- **INFORMATION PROVIDED**:
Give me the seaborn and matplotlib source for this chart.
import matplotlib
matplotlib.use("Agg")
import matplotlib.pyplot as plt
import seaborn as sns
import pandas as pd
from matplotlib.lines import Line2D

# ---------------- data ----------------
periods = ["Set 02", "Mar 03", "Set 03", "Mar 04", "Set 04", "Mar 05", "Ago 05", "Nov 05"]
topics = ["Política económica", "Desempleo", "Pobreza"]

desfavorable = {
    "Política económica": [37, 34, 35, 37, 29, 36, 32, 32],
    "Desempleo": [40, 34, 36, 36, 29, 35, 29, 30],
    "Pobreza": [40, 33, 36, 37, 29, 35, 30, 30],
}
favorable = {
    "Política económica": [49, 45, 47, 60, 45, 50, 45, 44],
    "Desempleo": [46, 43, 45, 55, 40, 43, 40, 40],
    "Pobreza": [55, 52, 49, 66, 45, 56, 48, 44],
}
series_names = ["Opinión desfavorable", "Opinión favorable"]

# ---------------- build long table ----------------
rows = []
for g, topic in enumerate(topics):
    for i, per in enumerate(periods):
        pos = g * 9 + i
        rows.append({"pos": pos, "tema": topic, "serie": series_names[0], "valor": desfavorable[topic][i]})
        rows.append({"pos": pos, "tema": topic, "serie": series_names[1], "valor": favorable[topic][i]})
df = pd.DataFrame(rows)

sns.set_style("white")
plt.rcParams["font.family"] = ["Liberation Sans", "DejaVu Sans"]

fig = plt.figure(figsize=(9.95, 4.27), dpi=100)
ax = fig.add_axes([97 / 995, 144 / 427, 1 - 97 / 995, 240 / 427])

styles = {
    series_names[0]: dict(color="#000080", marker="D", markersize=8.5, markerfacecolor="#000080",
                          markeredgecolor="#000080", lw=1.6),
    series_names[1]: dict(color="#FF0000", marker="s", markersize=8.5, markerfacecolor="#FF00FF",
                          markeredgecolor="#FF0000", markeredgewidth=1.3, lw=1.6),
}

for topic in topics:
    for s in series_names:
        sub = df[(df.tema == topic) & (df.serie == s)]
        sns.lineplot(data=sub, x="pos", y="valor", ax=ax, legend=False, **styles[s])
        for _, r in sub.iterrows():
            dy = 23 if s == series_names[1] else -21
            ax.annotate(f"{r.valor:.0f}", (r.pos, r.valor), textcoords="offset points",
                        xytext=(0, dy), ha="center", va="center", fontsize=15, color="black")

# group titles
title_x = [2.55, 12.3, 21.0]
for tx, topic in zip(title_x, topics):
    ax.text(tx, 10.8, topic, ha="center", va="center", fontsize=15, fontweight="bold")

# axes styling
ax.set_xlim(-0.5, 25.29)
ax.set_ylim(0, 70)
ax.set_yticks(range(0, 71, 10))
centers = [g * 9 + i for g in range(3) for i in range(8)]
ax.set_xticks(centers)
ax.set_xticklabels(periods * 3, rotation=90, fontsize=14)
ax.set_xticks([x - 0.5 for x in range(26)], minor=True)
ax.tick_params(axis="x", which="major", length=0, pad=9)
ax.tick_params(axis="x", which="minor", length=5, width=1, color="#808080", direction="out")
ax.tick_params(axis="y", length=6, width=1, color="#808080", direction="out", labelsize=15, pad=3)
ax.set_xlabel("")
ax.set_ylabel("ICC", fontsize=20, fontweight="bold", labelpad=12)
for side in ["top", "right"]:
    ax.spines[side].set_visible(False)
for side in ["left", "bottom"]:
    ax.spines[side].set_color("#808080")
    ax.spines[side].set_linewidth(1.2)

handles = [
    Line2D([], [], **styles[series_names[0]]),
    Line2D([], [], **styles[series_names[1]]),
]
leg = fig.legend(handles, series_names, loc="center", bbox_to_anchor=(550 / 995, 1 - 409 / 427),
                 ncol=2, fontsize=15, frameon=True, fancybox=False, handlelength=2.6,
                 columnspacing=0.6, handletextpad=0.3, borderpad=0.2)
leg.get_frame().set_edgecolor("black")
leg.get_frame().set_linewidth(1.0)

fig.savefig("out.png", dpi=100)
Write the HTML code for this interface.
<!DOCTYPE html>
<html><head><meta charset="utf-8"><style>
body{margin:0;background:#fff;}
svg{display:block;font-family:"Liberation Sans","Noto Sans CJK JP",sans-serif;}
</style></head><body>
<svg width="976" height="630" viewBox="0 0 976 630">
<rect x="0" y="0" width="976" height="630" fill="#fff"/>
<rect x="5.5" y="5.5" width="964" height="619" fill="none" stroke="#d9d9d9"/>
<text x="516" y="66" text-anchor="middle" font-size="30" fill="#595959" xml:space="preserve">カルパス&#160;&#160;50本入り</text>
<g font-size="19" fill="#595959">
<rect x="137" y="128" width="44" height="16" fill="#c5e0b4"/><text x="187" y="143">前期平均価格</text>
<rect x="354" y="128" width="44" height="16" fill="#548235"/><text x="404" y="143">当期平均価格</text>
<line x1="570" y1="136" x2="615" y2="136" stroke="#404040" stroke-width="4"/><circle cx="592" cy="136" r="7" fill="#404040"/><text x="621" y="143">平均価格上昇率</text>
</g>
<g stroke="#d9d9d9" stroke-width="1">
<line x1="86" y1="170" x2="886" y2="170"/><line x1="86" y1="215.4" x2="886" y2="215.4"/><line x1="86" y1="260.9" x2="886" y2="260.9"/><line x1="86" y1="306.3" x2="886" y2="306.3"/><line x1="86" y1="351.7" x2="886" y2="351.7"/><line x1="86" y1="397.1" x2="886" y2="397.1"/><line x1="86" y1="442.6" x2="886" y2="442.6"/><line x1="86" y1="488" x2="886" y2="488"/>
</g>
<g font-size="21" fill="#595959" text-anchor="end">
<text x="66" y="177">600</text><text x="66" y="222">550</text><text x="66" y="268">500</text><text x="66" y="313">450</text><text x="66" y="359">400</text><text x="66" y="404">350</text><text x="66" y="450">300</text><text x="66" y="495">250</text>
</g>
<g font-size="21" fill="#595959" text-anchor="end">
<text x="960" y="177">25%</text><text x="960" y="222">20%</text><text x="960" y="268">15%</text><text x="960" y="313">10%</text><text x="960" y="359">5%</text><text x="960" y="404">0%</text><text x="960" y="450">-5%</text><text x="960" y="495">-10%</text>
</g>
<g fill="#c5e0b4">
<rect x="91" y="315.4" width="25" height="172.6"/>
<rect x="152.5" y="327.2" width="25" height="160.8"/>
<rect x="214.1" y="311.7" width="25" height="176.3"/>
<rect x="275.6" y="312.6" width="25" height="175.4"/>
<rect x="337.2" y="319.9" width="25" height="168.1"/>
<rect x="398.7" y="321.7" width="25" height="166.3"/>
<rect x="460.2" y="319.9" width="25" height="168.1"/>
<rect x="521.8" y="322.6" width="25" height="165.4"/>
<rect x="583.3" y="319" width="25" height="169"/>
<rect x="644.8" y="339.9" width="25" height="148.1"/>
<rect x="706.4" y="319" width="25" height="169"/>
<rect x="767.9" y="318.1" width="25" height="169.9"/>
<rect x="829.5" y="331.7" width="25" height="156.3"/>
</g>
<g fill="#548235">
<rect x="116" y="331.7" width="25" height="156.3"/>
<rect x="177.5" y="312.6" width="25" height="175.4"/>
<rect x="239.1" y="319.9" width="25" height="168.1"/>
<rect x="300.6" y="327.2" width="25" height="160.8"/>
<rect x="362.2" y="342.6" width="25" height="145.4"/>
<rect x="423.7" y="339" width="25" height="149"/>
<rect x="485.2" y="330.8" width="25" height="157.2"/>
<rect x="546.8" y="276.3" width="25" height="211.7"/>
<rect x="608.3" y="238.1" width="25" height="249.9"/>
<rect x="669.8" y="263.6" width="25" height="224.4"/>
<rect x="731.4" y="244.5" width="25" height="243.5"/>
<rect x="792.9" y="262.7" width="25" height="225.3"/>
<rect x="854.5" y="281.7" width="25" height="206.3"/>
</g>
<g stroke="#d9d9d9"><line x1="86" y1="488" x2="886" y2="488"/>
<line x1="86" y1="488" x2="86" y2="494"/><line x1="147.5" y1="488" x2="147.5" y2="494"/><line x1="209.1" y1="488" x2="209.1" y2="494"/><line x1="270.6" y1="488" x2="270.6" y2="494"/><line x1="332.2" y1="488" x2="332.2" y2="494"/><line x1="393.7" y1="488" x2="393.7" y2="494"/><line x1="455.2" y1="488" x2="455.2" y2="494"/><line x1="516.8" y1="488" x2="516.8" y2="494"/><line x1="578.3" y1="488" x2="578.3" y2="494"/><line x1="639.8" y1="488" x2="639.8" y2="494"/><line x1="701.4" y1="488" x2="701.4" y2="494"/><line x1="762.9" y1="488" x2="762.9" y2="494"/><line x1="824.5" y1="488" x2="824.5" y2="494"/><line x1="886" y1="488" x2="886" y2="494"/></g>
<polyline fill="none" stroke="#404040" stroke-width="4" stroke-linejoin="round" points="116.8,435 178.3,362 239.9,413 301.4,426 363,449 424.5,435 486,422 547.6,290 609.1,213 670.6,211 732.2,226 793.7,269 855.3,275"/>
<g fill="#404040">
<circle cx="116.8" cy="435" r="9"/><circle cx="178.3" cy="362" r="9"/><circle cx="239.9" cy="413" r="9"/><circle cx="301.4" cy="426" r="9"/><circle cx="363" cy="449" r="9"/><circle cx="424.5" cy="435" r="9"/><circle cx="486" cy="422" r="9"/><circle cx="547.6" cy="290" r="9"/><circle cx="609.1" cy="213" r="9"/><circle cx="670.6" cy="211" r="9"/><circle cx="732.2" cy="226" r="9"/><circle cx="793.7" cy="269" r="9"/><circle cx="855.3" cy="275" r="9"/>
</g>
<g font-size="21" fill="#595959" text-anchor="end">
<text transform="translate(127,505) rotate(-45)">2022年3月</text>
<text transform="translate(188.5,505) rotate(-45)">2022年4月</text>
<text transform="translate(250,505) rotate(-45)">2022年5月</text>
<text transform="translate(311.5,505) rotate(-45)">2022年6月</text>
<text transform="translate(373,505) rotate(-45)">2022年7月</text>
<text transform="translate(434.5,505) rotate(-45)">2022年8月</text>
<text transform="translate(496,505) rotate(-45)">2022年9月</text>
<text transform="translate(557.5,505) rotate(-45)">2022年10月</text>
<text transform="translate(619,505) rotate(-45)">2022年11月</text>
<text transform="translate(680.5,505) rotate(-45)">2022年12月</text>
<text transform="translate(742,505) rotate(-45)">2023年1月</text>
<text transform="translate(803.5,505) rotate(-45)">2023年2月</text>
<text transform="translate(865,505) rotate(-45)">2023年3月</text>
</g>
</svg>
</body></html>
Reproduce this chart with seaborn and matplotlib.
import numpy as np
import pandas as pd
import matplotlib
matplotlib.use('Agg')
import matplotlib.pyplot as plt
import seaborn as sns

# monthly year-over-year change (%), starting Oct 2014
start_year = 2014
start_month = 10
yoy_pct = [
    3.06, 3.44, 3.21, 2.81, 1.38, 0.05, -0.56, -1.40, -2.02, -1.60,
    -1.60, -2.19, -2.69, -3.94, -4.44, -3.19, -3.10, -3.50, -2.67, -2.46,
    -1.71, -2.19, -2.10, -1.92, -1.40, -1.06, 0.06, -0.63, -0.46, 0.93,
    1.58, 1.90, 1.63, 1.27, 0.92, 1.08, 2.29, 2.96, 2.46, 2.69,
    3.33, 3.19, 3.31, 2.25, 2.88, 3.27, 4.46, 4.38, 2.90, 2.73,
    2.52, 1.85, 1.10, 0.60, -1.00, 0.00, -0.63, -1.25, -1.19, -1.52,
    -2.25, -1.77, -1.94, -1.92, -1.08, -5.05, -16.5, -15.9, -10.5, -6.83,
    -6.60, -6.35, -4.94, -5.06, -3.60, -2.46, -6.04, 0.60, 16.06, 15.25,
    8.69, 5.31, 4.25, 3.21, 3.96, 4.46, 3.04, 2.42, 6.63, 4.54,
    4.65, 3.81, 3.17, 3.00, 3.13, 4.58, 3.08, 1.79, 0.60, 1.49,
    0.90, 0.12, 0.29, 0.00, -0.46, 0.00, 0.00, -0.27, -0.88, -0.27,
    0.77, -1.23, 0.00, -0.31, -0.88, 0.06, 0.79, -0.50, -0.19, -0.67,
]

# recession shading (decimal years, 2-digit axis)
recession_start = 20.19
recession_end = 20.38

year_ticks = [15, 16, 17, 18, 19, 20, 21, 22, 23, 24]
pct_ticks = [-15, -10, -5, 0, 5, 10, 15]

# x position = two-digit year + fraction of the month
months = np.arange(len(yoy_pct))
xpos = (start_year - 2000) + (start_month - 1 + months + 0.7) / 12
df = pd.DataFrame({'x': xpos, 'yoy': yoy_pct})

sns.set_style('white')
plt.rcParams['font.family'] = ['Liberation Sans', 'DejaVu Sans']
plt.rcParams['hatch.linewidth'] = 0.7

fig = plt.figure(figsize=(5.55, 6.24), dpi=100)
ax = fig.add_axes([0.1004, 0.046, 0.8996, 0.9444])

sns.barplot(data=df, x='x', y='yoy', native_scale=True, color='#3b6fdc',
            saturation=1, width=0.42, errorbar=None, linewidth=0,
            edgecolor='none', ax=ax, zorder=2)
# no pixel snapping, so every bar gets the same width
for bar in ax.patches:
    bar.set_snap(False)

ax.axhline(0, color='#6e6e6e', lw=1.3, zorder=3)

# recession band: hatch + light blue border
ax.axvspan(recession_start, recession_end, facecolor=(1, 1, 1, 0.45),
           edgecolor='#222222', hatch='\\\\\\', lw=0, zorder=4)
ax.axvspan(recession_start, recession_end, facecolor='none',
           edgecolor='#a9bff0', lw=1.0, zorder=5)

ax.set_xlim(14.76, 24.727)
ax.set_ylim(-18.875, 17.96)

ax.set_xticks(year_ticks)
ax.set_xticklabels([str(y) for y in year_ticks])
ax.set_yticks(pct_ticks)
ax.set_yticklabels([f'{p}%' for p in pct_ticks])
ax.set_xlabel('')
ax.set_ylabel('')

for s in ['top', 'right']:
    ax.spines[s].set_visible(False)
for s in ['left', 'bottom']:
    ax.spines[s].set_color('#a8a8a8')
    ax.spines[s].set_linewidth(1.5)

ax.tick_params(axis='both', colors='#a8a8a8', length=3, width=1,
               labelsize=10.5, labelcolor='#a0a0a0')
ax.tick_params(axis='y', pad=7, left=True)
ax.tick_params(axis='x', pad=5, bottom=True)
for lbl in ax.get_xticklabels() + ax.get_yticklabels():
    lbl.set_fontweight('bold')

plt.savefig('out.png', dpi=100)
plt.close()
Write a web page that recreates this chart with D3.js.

- **INSTRUCTIONS FOR THE TASK**: Pick out each line in the material containing "with".

- **RESULT FOR THIS EXERCISE**:
Reproduce this chart with seaborn and matplotlib.
Write a web page that recreates this chart with D3.js.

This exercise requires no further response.